Anything above 5% is a social inequity

By Dr. Katherine Gergen Barnett, writing in CommonWealth

As the bitter cold has returned to the streets of Boston, I have been driven into the warmth of the T more than once on my bike commute home from the hospital. The scene there is familiar – workers weary at the end of the day, parents with children swaddled in snow pants, young adults making their way. The English language is wrapped into many other languages, many of which I now recognize from my 11 years working at Boston Medical Center, New England’s largest safety net hospital.

The MBTA, though rife with many concerns about functionality over the past year, has long served as a window into the population of Boston. As such, it is a great equalizer. According to estimates, the typical weekday ridership of the T is 1.3 million.  On weekends and holidays it is around 500,000. These numbers make the Boston T the fifth-busiest transit agency in the nation. My patients are among these riders, using the rail lines carved through the city as their way of getting to one of many jobs, numerous appointments, and children’s schools.
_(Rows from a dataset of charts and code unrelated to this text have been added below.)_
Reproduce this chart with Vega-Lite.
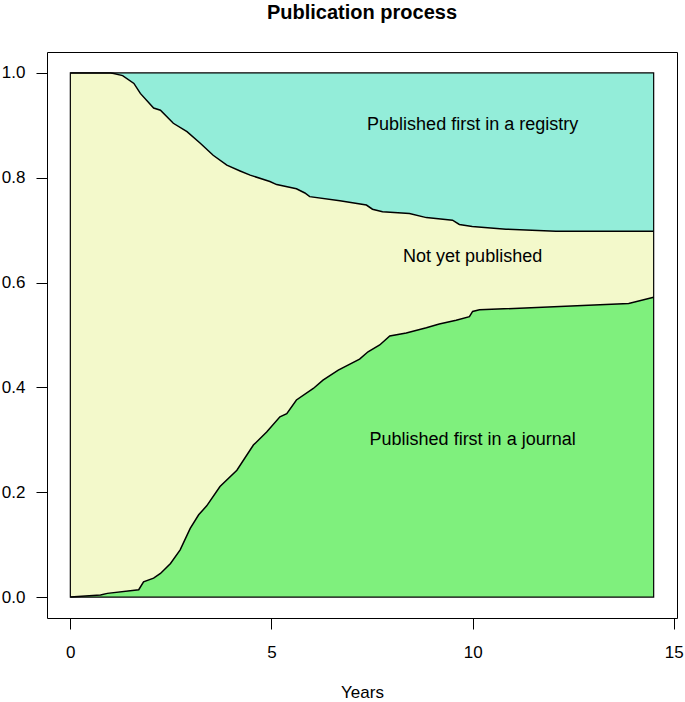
{
  "$schema": "https://vega.github.io/schema/vega-lite/v6.json",
  "autosize": {"type": "none"},
  "padding": {"left": 47, "top": 52, "right": 8, "bottom": 84},
  "width": 630,
  "height": 566,
  "background": "white",
  "config": {
    "font": "Liberation Sans",
    "view": {"stroke": "black", "strokeWidth": 1},
    "axis": {"grid": false, "domain": false, "tickColor": "black", "tickSize": 11, "tickWidth": 1, "labelFont": "Liberation Sans", "labelFontSize": 17, "labelColor": "black", "titleFont": "Liberation Sans", "titleFontSize": 17, "titleFontWeight": "normal", "titleColor": "black"}
  },
  "title": {"text": "Publication process", "font": "Liberation Sans", "fontSize": 20, "fontWeight": "bold", "anchor": "middle", "offset": 29, "color": "black"},
  "datasets": {
    "registry": [
      {"t": 0, "r": 1.0}, {"t": 1.0, "r": 1.0}, {"t": 1.08, "r": 0.999}, {"t": 1.3, "r": 0.995},
      {"t": 1.58, "r": 0.980}, {"t": 1.74, "r": 0.961}, {"t": 2.07, "r": 0.933}, {"t": 2.24, "r": 0.929},
      {"t": 2.56, "r": 0.904}, {"t": 2.90, "r": 0.888}, {"t": 3.23, "r": 0.866}, {"t": 3.55, "r": 0.843},
      {"t": 3.89, "r": 0.824}, {"t": 4.22, "r": 0.813}, {"t": 4.47, "r": 0.805}, {"t": 4.96, "r": 0.793},
      {"t": 5.13, "r": 0.787}, {"t": 5.62, "r": 0.779}, {"t": 5.83, "r": 0.771}, {"t": 5.95, "r": 0.764},
      {"t": 6.70, "r": 0.756}, {"t": 7.36, "r": 0.748}, {"t": 7.51, "r": 0.740}, {"t": 7.76, "r": 0.735},
      {"t": 8.43, "r": 0.732}, {"t": 8.85, "r": 0.724}, {"t": 9.50, "r": 0.719}, {"t": 9.67, "r": 0.711},
      {"t": 9.99, "r": 0.707}, {"t": 10.83, "r": 0.702}, {"t": 12.07, "r": 0.698}, {"t": 14.5, "r": 0.698}
    ],
    "journal": [
      {"t": 0, "j": 0}, {"t": 0.75, "j": 0.004}, {"t": 0.92, "j": 0.007}, {"t": 1.70, "j": 0.014},
      {"t": 1.82, "j": 0.029}, {"t": 2.07, "j": 0.036}, {"t": 2.24, "j": 0.045}, {"t": 2.49, "j": 0.064},
      {"t": 2.73, "j": 0.090}, {"t": 2.98, "j": 0.131}, {"t": 3.19, "j": 0.157}, {"t": 3.39, "j": 0.174},
      {"t": 3.72, "j": 0.211}, {"t": 4.14, "j": 0.242}, {"t": 4.55, "j": 0.290}, {"t": 4.88, "j": 0.315},
      {"t": 5.21, "j": 0.344}, {"t": 5.38, "j": 0.350}, {"t": 5.62, "j": 0.376}, {"t": 6.04, "j": 0.398},
      {"t": 6.28, "j": 0.414}, {"t": 6.66, "j": 0.433}, {"t": 7.19, "j": 0.454}, {"t": 7.40, "j": 0.468},
      {"t": 7.69, "j": 0.481}, {"t": 7.94, "j": 0.498}, {"t": 8.35, "j": 0.504}, {"t": 8.85, "j": 0.514},
      {"t": 9.17, "j": 0.521}, {"t": 9.59, "j": 0.528}, {"t": 9.92, "j": 0.535}, {"t": 10.0, "j": 0.545},
      {"t": 10.17, "j": 0.548}, {"t": 13.88, "j": 0.560}, {"t": 14.5, "j": 0.572}
    ],
    "labels": [
      {"t": 10, "v": 0.891, "label": "Published first in a registry"},
      {"t": 10, "v": 0.640, "label": "Not yet published"},
      {"t": 10, "v": 0.290, "label": "Published first in a journal"}
    ],
    "box": [{"x0": 0, "x1": 14.5, "y0": 0, "y1": 1}]
  },
  "layer": [
    {
      "data": {"name": "box"},
      "mark": {"type": "rect", "fill": "#F3F9CB", "stroke": null},
      "encoding": {
        "x": {"field": "x0", "type": "quantitative", "scale": {"domain": [-0.58, 15.08], "nice": false, "zero": false},
              "axis": {"title": "Years", "values": [0, 5, 10, 15], "format": "d", "labelPadding": 15, "titlePadding": 24}},
        "x2": {"field": "x1"},
        "y": {"field": "y0", "type": "quantitative", "scale": {"domain": [-0.04, 1.04], "nice": false, "zero": false},
              "axis": {"title": null, "values": [0, 0.2, 0.4, 0.6, 0.8, 1.0], "format": ".1f", "labelPadding": 11}},
        "y2": {"field": "y1"}
      }
    },
    {
      "data": {"name": "journal"},
      "mark": {"type": "area", "fill": "#7FF07D", "stroke": null, "interpolate": "linear"},
      "encoding": {
        "x": {"field": "t", "type": "quantitative"},
        "y": {"field": "j", "type": "quantitative"},
        "y2": {"datum": 0}
      }
    },
    {
      "data": {"name": "registry"},
      "mark": {"type": "area", "fill": "#93EDD9", "stroke": null, "interpolate": "linear"},
      "encoding": {
        "x": {"field": "t", "type": "quantitative"},
        "y": {"field": "r", "type": "quantitative"},
        "y2": {"datum": 1}
      }
    },
    {
      "data": {"name": "journal"},
      "mark": {"type": "line", "color": "black", "strokeWidth": 1.5},
      "encoding": {
        "x": {"field": "t", "type": "quantitative"},
        "y": {"field": "j", "type": "quantitative"}
      }
    },
    {
      "data": {"name": "registry"},
      "mark": {"type": "line", "color": "black", "strokeWidth": 1.5},
      "encoding": {
        "x": {"field": "t", "type": "quantitative"},
        "y": {"field": "r", "type": "quantitative"}
      }
    },
    {
      "data": {"name": "box"},
      "mark": {"type": "rect", "fill": null, "fillOpacity": 0, "stroke": "black", "strokeWidth": 1.2},
      "encoding": {
        "x": {"field": "x0", "type": "quantitative"},
        "x2": {"field": "x1"},
        "y": {"field": "y0", "type": "quantitative"},
        "y2": {"field": "y1"}
      }
    },
    {
      "data": {"name": "labels"},
      "mark": {"type": "text", "font": "Liberation Sans", "fontSize": 18, "color": "black", "align": "center", "baseline": "alphabetic"},
      "encoding": {
        "x": {"field": "t", "type": "quantitative"},
        "y": {"field": "v", "type": "quantitative"},
        "text": {"field": "label"}
      }
    }
  ]
}
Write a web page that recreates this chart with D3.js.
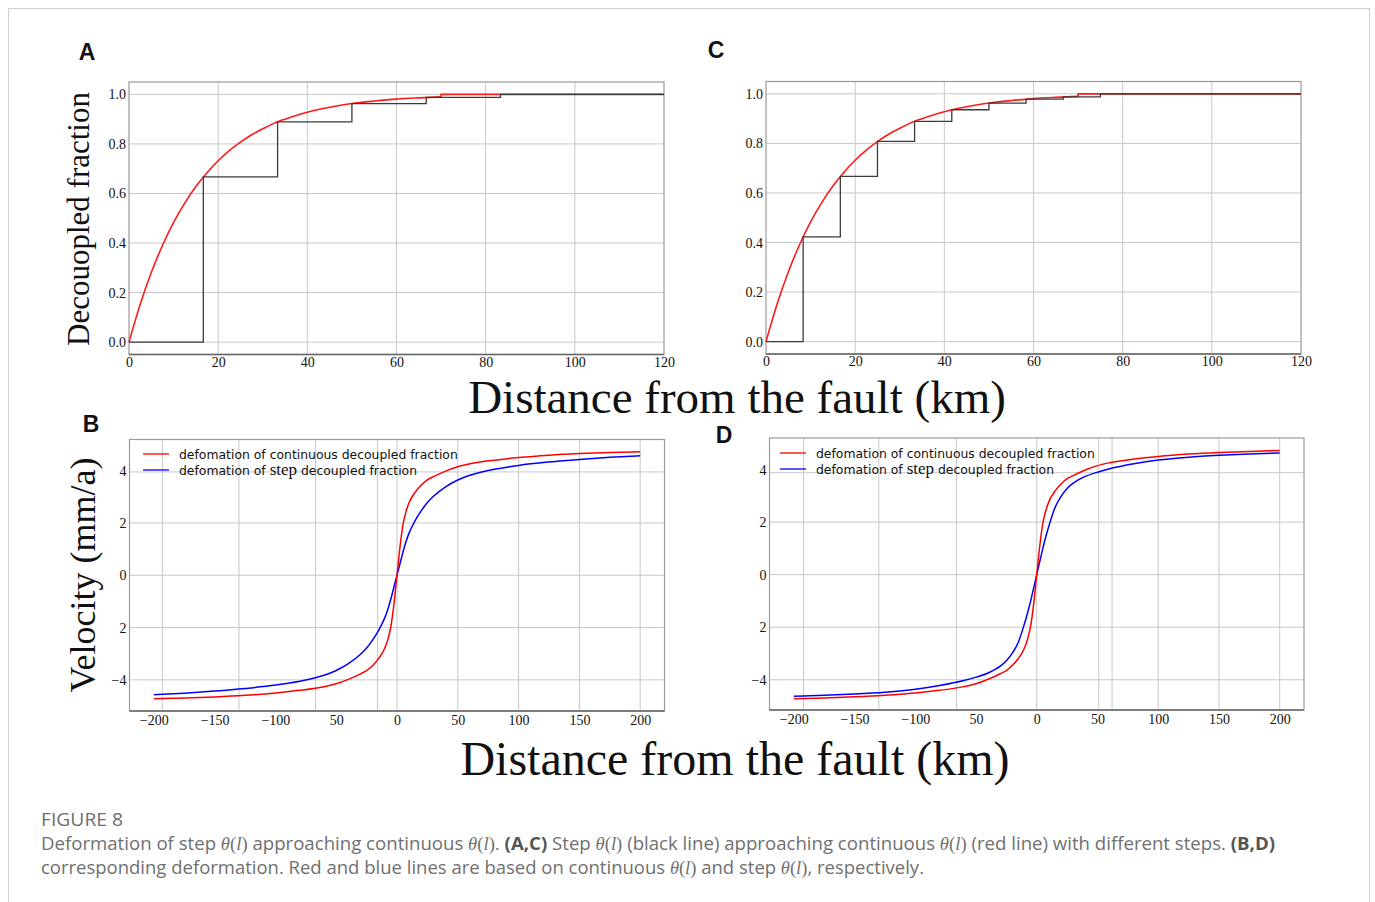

This means of commuting may soon become financially untenable to some of Boston’s T riders. On January 4 this year, the governor’s Fiscal and Management Control Board released two possible scenarios for fare increases to go into effect in July 2016. One raises fares by nearly 7 percent; the other is more radical, increasing fares by 10 percent. This will not be the first time the MBTA has increased its fares recently. In fact, since 2000 MBTA has increased fares five times: in 2000, 2004, 2007, 2012 and 2014. Fares have increased 6.1 percent per year on average between 2000 and 2014, which is significantly more than inflation.

The proposal for fare increases comes from a seemingly justifiable position: the MBTA is looking to address an estimated $242 million deficit in the next year. However, critics of the fare hikes, such as the Conservation Law Foundation, have correctly pointed out that a system-wide average fare increase of over 5 percent is not needed to balance the MBTA’s FY2017 operating budget. This deficit has already been closed with additional state assistance (held constant from last year at $187 million) coupled with cost reductions identified by the MBTA (such as the elimination of non-essential spending increases and reductions in unnecessary materials, services, and supplies), which will add at least another $55 million.

I am thus joining others in imploring the governor to look for different means than a passenger fare increase of up to 10 percent to bridge any gap in the MBTA’s funding. Asking for a greater than 5 percent fare hike every other year (a predictable and modest increase that people can budget for) from riders is a social inequity. What is more, we need to start thinking about transportation more holistically: the well-being of our T system can be fed, in part, by revenue sources such as higher taxes on individual drivers.  State and federal gas taxes are at an all-time low and our bridge and tunnel tolls are the lowest compared to other large metropolitan areas. Bringing our T system back to health by means outside of radical fare hikes also means that, as a city, we can recommit to bringing people to appointments, schools, and groceries safely and with a sense of true equity.


Dr. Katherine Gergen Barnett is the vice chair of primary care Innovation and transformation at the Boston University Medical Center department of family medicine.